Sitting only a few inches above the ground, this Ram TRX rides on large wheels wrapped in Pirelli P Zero tires. Not only that, but it also sports aerodynamic side skirts and an aggressive front bumper with a three-piece vent layout and a big splitter. It's a face you don't want to see in the rear-view mirror.
This truck would be suited to challenge the Lamborghini Urus and the upcoming Ferrari Purosangue on any race track, but it would also be a unique approach to the current truck market. That's because no automaker offers such a beast in 2022. It's a modern version of the Dodge Ram SRT-10 if you will.

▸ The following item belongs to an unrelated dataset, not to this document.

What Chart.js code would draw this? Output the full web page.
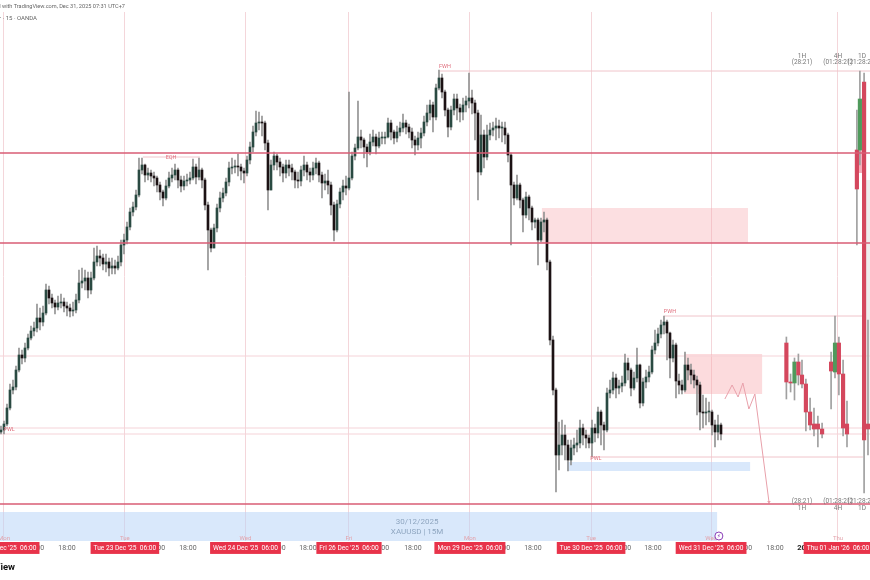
<!DOCTYPE html>
<html>
<head>
<meta charset="utf-8">
<title>XAUUSD 15M</title>
<script src="https://cdn.jsdelivr.net/npm/chart.js@4"></script>
<style>
  html, body { margin: 0; background: #fff; overflow: hidden; }
  #wrap { position: relative; width: 870px; height: 580px; overflow: hidden; font-family: Roboto, sans-serif; }
  #wrap canvas { filter: blur(0.45px); }
  .chrome { position: absolute; white-space: nowrap; color: #666; font-size: 5.6px; line-height: 10px; }
  #c1 { right: 745px; top: 1px; }
  #c2 { right: 833px; top: 13px; font-size: 6px; }
  #c3 { right: 855px; top: 560px; font-size: 9.5px; line-height: 14px; font-weight: 700; color: #111; }
</style>
</head>
<body>
<div id="wrap">
  <canvas id="chart" width="870" height="580"></canvas>
  <div class="chrome" id="c1">Created with TradingView.com, Dec 31, 2025 07:31 UTC+7</div>
  <div class="chrome" id="c2">Gold Spot / U.S. Dollar · 15 · OANDA</div>
  <div class="chrome" id="c3">TradingView</div>
</div>
<script>
// ── 15M candles, one slot per candle (open = previous close)
const closes = [
  4190,4196,4212,4230,4233,4250,4265,4262,4272,4282,4289,4292,4302,4298,4307,4330,4322,4317,4313,4317,
  4318,4314,4312,4309,4310,4320,4337,4339,4342,4330,4342,4358,4364,4362,4356,4358,4352,4354,4352,4358,
  4375,4380,4393,4408,4413,4425,4450,4455,4445,4447,4444,4442,4435,4428,4422,4434,4442,4445,4450,4440,
  4434,4439,4440,4442,4453,4443,4450,4440,4415,4390,4372,4392,4412,4422,4427,4438,4452,4453,4454,4453,
  4449,4447,4460,4473,4488,4497,4498,4497,4477,4430,4455,4464,4458,4453,4447,4455,4452,4448,4440,4439,
  4450,4455,4448,4445,4452,4457,4445,4437,4439,4435,4415,4390,4416,4428,4434,4432,4442,4464,4472,4483,
  4480,4473,4468,4478,4483,4474,4482,4482,4483,4497,4488,4482,4488,4492,4497,4493,4488,4480,4475,4482,
  4487,4498,4507,4515,4503,4532,4542,4528,4510,4493,4510,4521,4512,4508,4515,4519,4522,4517,4507,4448,
  4485,4463,4485,4490,4492,4494,4492,4492,4485,4465,4435,4422,4435,4420,4405,4423,4412,4398,4400,4380,
  4398,4400,4358,4280,4230,4165,4175,4185,4175,4160,4172,4175,4177,4192,4185,4182,4177,4192,4187,4208,
  4195,4190,4227,4230,4242,4232,4234,4237,4257,4250,4232,4242,4255,4217,4238,4243,4248,4270,4277,4286,
  4295,4298,4287,4262,4275,4239,4235,4230,4255,4250,4245,4240,4235,4208,4207,4208,4208,4195,4188,4195,
  4186
];
const highs = [
  4194,4199,4216,4236,4240,4254,4272,4270,4277,4286,4294,4298,4316,4312,4314,4336,4334,4326,4320,4324,
  4326,4322,4318,4316,4318,4326,4350,4352,4350,4348,4348,4372,4374,4370,4366,4366,4362,4362,4360,4364,
  4380,4386,4398,4412,4418,4430,4462,4462,4456,4452,4450,4448,4444,4438,4430,4440,4448,4452,4456,4452,
  4444,4444,4446,4448,4461,4456,4462,4452,4442,4418,4392,4396,4416,4428,4432,4442,4458,4462,4460,4466,
  4456,4452,4464,4478,4494,4509,4508,4504,4499,4480,4460,4468,4466,4462,4456,4460,4460,4456,4450,4448,
  4454,4464,4458,4452,4458,4462,4459,4448,4446,4450,4438,4418,4420,4432,4440,4444,4528,4468,4476,4519,
  4490,4482,4476,4486,4490,4486,4488,4488,4488,4502,4500,4490,4494,4498,4506,4500,4496,4492,4484,4488,
  4492,4504,4515,4520,4518,4536,4550,4546,4530,4512,4514,4526,4526,4516,4522,4524,4547,4530,4520,4510,
  4505,4490,4495,4497,4498,4502,4500,4498,4498,4487,4467,4438,4445,4437,4422,4428,4425,4414,4402,4402,
  4402,4408,4402,4360,4284,4232,4198,4200,4195,4180,4180,4182,4190,4200,4196,4190,4185,4200,4196,4213,
  4210,4198,4232,4240,4248,4246,4240,4244,4266,4262,4252,4248,4272,4256,4242,4250,4254,4274,4290,4292,
  4300,4304,4300,4288,4280,4277,4246,4240,4268,4262,4256,4250,4244,4238,4225,4222,4218,4210,4200,4205,
  4197
];
const lows = [
  4186,4186,4194,4210,4226,4230,4248,4256,4258,4270,4280,4284,4288,4290,4294,4305,4316,4312,4306,4310,
  4312,4308,4304,4303,4304,4307,4317,4332,4330,4322,4326,4340,4354,4354,4350,4348,4344,4346,4346,4350,
  4354,4366,4376,4390,4404,4410,4423,4446,4438,4440,4438,4434,4428,4420,4414,4420,4432,4438,4440,4432,
  4428,4430,4434,4436,4440,4436,4440,4432,4410,4350,4368,4372,4388,4408,4418,4424,4434,4446,4447,4444,
  4440,4437,4444,4456,4468,4484,4490,4484,4470,4410,4430,4450,4450,4444,4438,4442,4444,4440,4432,4432,
  4434,4444,4440,4438,4440,4446,4438,4422,4430,4426,4405,4379,4388,4412,4420,4425,4430,4440,4460,4470,
  4472,4462,4453,4465,4474,4466,4472,4476,4476,4482,4480,4476,4478,4484,4488,4486,4482,4472,4465,4470,
  4472,4484,4494,4500,4488,4500,4530,4522,4504,4483,4490,4505,4500,4498,4500,4508,4512,4506,4480,4420,
  4445,4452,4460,4480,4484,4480,4482,4478,4476,4458,4375,4415,4420,4412,4388,4402,4400,4390,4392,4355,
  4378,4388,4350,4275,4225,4128,4150,4165,4160,4149,4155,4165,4168,4172,4175,4172,4172,4163,4178,4182,
  4175,4170,4188,4222,4226,4222,4226,4228,4234,4240,4224,4230,4238,4212,4214,4232,4238,4246,4266,4274,
  4282,4286,4260,4242,4258,4222,4226,4226,4228,4240,4236,4232,4205,4190,4192,4195,4198,4185,4173,4180,
  4180
];

// ── 1H / 4H / 1D candles on the right
const htfSlots  = [261.8,263.2,264.5,265.8,267,268.3,269.7,271,272.3,273.7,276.7,278,279.3,280.7,282,285.3,286.3,287.7,289];
const htfOpens  = [4277,4238,4237,4258,4245,4236,4208,4196,4196,4191,4258,4248,4277,4246,4196,4470,4470,4538,4196];
const htfCloses = [4238,4237,4258,4245,4236,4208,4195,4191,4191,4186,4249,4277,4246,4192,4186,4431,4521,4180,4191];
const htfHighs  = [4283,4246,4262,4266,4260,4241,4222,4212,4204,4197,4268,4304,4283,4260,4219,4510,4549,4547,4300];
const htfLows   = [4221,4228,4220,4235,4232,4189,4190,4184,4173,4182,4211,4242,4225,4184,4173,4375,4455,4127,4165];

// ── levels
const strongLevels = [4467, 4377, 4116];
const thinLevels   = [4264, 4192, 4186];
const segStart  = [146.3, 221, 196.7, 47.3];
const segEnd    = [289.67, 287.3, 287.3, 66.3];
const segPrices = [4549, 4304, 4163, 4463];

// ── projected path
const pathSlots  = [241.3,243.7,245.7,247.3,249.3,251.3,256];
const pathPrices = [4221,4235,4223,4237,4211,4226,4118];

// ── zones
const zoneStart  = [-0.33, 188.7, 180.3, 227.7, 284.7, 288.3];
const zoneEnd    = [238.7, 249.7, 249, 253.7, 287, 289.67];
const zoneTop    = [4108, 4158, 4412, 4266, 4470, 4440];
const zoneBottom = [4079, 4149, 4377, 4226, 4447, 4200];
const zoneColors = ['rgba(186,214,247,.55)', 'rgba(186,214,247,.55)', 'rgba(248,170,175,.38)', 'rgba(248,170,175,.42)', 'rgba(240,120,140,.6)', '#eeeeee'];

// ── time axis (small labels first so the red boxes land on top of them)
const tickSlots = [11.5,51.8,92,126.5,166.8,207.2,247.5, 22,62.3,102.3,137.3,177.3,217.3,258, 268.3, 1,41.3,81.5,116,156.3,196.7,236.7,279];
const tickLabels = ['12:00','12:00','12:00','12:00','12:00','12:00','12:00',
  '18:00','18:00','18:00','18:00','18:00','18:00','18:00','2026',
  "Mon 22 Dec '25  06:00","Tue 23 Dec '25  06:00","Wed 24 Dec '25  06:00","Fri 26 Dec '25  06:00",
  "Mon 29 Dec '25  06:00","Tue 30 Dec '25  06:00","Wed 31 Dec '25  06:00","Thu 01 Jan '26  06:00"];
const sessionSlots = [1,41.3,81.5,116,156.3,196.7,236.7,279];
const dayNames = ['Mon','Tue','Wed','Fri','Mon','Tue','Wed','Thu'];

// ── text on the chart
const noteTexts  = ['FWH','EQH','PWH','PWL','PWL','1H','(28:21)','4H','(01:28:21)','1D','(21:28:21)','(28:21)','1H','(01:28:21)','4H','(21:28:21)','1D'];
const noteSlots  = [148,56.7,223,198.3,2.7,267,267,279,279,287,287,267,267,279,279,287,287];
const notePrices = [4553,4462,4308,4161,4190,4564,4558,4564,4558,4564,4558,4119,4112,4119,4112,4119,4112];
const noteKinds  = ['mark','mark','mark','mark','mark','timer','timer','timer','timer','timer','timer','timer','timer','timer','timer','timer','timer'];
const bandTexts  = ['30/12/2025','XAUUSD | 15M'];
const bandPrices = [4098, 4088];

const RED = '#d4475d', GREEN = '#4f9a5c', LEVEL = '#d95c74', THIN = '#f5d3d8';
const BOLD_TICK = 268.3;

const isSession = c => !!c.tick && sessionSlots.includes(c.tick.value);
const isYear = c => !!c.tick && c.tick.value === BOLD_TICK;

const candleBodies = closes.map((c, i) => ({ x: i, y: [i ? closes[i - 1] : c - 2, c] }));
const candleWicks  = closes.map((c, i) => ({ x: i, y: [lows[i], highs[i]] }));
const bodyColors   = candleBodies.map(b => b.y[1] >= b.y[0] ? '#2a4a42' : '#1c1214');

const htfBodies = htfSlots.map((x, i) => ({ x, y: [htfOpens[i], htfCloses[i]] }));
const htfWicks  = htfSlots.map((x, i) => ({ x, y: [htfLows[i], htfHighs[i]] }));
const htfColors = htfSlots.map((x, i) => htfCloses[i] > htfOpens[i] ? GREEN : RED);

const levelLine = (a, b, price, color, width, order) => ({
  type: 'line', data: [{ x: a, y: price }, { x: b, y: price }],
  borderColor: color, borderWidth: width, pointRadius: 0, order
});

const overlay = {
  id: 'overlay',
  beforeDatasetsDraw(chart) {
    const { ctx, scales: { x, y } } = chart;
    ctx.save();
    zoneStart.forEach((s, i) => {
      ctx.fillStyle = zoneColors[i];
      ctx.fillRect(x.getPixelForValue(s), y.getPixelForValue(zoneTop[i]),
        x.getPixelForValue(zoneEnd[i]) - x.getPixelForValue(s),
        y.getPixelForValue(zoneBottom[i]) - y.getPixelForValue(zoneTop[i]));
    });
    ctx.restore();
  },
  afterDraw(chart) {
    const { ctx, scales: { x, y } } = chart;
    ctx.save();
    ctx.textAlign = 'center';
    ctx.textBaseline = 'middle';

    noteTexts.forEach((t, i) => {
      const timer = noteKinds[i] === 'timer';
      ctx.font = timer ? '6.5px Roboto' : '5.5px Roboto';
      ctx.fillStyle = timer ? '#777' : '#e0707f';
      ctx.fillText(t, x.getPixelForValue(noteSlots[i]), y.getPixelForValue(notePrices[i]));
    });

    ctx.font = '8px Roboto';
    ctx.fillStyle = '#8fa6c0';
    bandTexts.forEach((t, i) => ctx.fillText(t, x.getPixelForValue(138.7), y.getPixelForValue(bandPrices[i])));

    ctx.font = '6px Roboto';
    ctx.fillStyle = '#e3a3ab';
    dayNames.forEach((d, i) => ctx.fillText(d, x.getPixelForValue(sessionSlots[i]), y.getPixelForValue(4082)));

    // replay icon at the last bar
    const ix = x.getPixelForValue(239.3), iy = y.getPixelForValue(4084);
    ctx.beginPath();
    ctx.arc(ix, iy, 4, 0, Math.PI * 2);
    ctx.fillStyle = '#fff';
    ctx.fill();
    ctx.strokeStyle = '#8b3fb8';
    ctx.lineWidth = 1;
    ctx.stroke();
    ctx.fillStyle = '#8b3fb8';
    ctx.font = '6px "DejaVu Sans"';
    ctx.fillText('⚡', ix, iy);
    ctx.restore();
  }
};

new Chart(document.getElementById('chart'), {
  type: 'bar',
  data: {
    datasets: [
      ...strongLevels.map(p => levelLine(-0.33, 289.67, p, LEVEL, 1.6, 1)),
      ...thinLevels.map(p => levelLine(-0.33, 289.67, p, THIN, 1, 6)),
      ...segPrices.map((p, i) => levelLine(segStart[i], segEnd[i], p, '#f0c4ca', 1, 6)),
      {
        type: 'line',
        data: pathSlots.map((x, i) => ({ x, y: pathPrices[i] })),
        borderColor: '#e8a0aa', borderWidth: 1, order: 2,
        pointRadius: pathSlots.map((x, i) => i === pathSlots.length - 1 ? 2 : 0),
        pointStyle: 'triangle', pointRotation: 180, pointBackgroundColor: '#e8a0aa', pointBorderWidth: 0
      },
      { data: candleBodies, backgroundColor: bodyColors, barThickness: 2, minBarLength: 1, grouped: false, order: 3 },
      { data: candleWicks, backgroundColor: '#949494', barThickness: 1, grouped: false, order: 4 },
      { data: htfBodies, backgroundColor: htfColors, barThickness: 3.5, minBarLength: 1, grouped: false, order: 3 },
      { data: htfWicks, backgroundColor: '#a0a0a0', barThickness: 1, grouped: false, order: 4 }
    ]
  },
  options: {
    responsive: false,
    animation: false,
    layout: { autoPadding: false, padding: { top: 12, left: 0, right: 0, bottom: 0 } },
    plugins: { legend: { display: false }, tooltip: { enabled: false } },
    scales: {
      x: {
        type: 'linear',
        min: -0.33,
        max: 289.67,
        offset: false,
        border: { display: false },
        afterBuildTicks: s => { s.ticks = tickSlots.map(v => ({ value: v })); },
        afterFit: s => { s.height = 39; s.paddingLeft = 0; s.paddingRight = 0; },
        grid: {
          offset: false,
          drawTicks: false,
          tickLength: 0,
          color: c => isSession(c) ? '#f4d6da' : 'transparent'
        },
        ticks: {
          autoSkip: false,
          maxRotation: 0,
          minRotation: 0,
          padding: 3,
          callback: (v, i) => tickLabels[i],
          color: c => isSession(c) ? '#fff' : isYear(c) ? '#222' : '#666',
          font: c => ({ family: 'Roboto', size: isYear(c) ? 7.5 : isSession(c) ? 6.6 : 7, weight: isYear(c) ? 'bold' : 'normal' }),
          showLabelBackdrop: isSession,
          backdropColor: '#e8334a',
          backdropPadding: { x: 3, y: 2 }
        }
      },
      y: { display: false, min: 4079, max: 4608, grid: { display: false } }
    }
  },
  plugins: [overlay]
});
</script>
</body>
</html>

If you don't recall this cool truck, it was produced from 2004 to 2006 as a sport truck with Viper-soured, 8.3-liter V10 engine. At 510 horsepower, it was the meanest hauler available at the time. And it was also the quickest. By far!
Ford also produced a couple of cool SVT Lightning versions of the F-150 in the 1990 and 2000s using a similar recipe, but it's not something you'll find in dealerships anytime soon. With everyone already on the electrification path, beefed-up gasoline trucks are a dying breed, and that's exactly why this Ram TRX will never be more than a rendering.
But picture a world in which Ram would actually build this hauler while Chevrolet will turn this Silverado ZL1 rendering into reality. That would be something, right?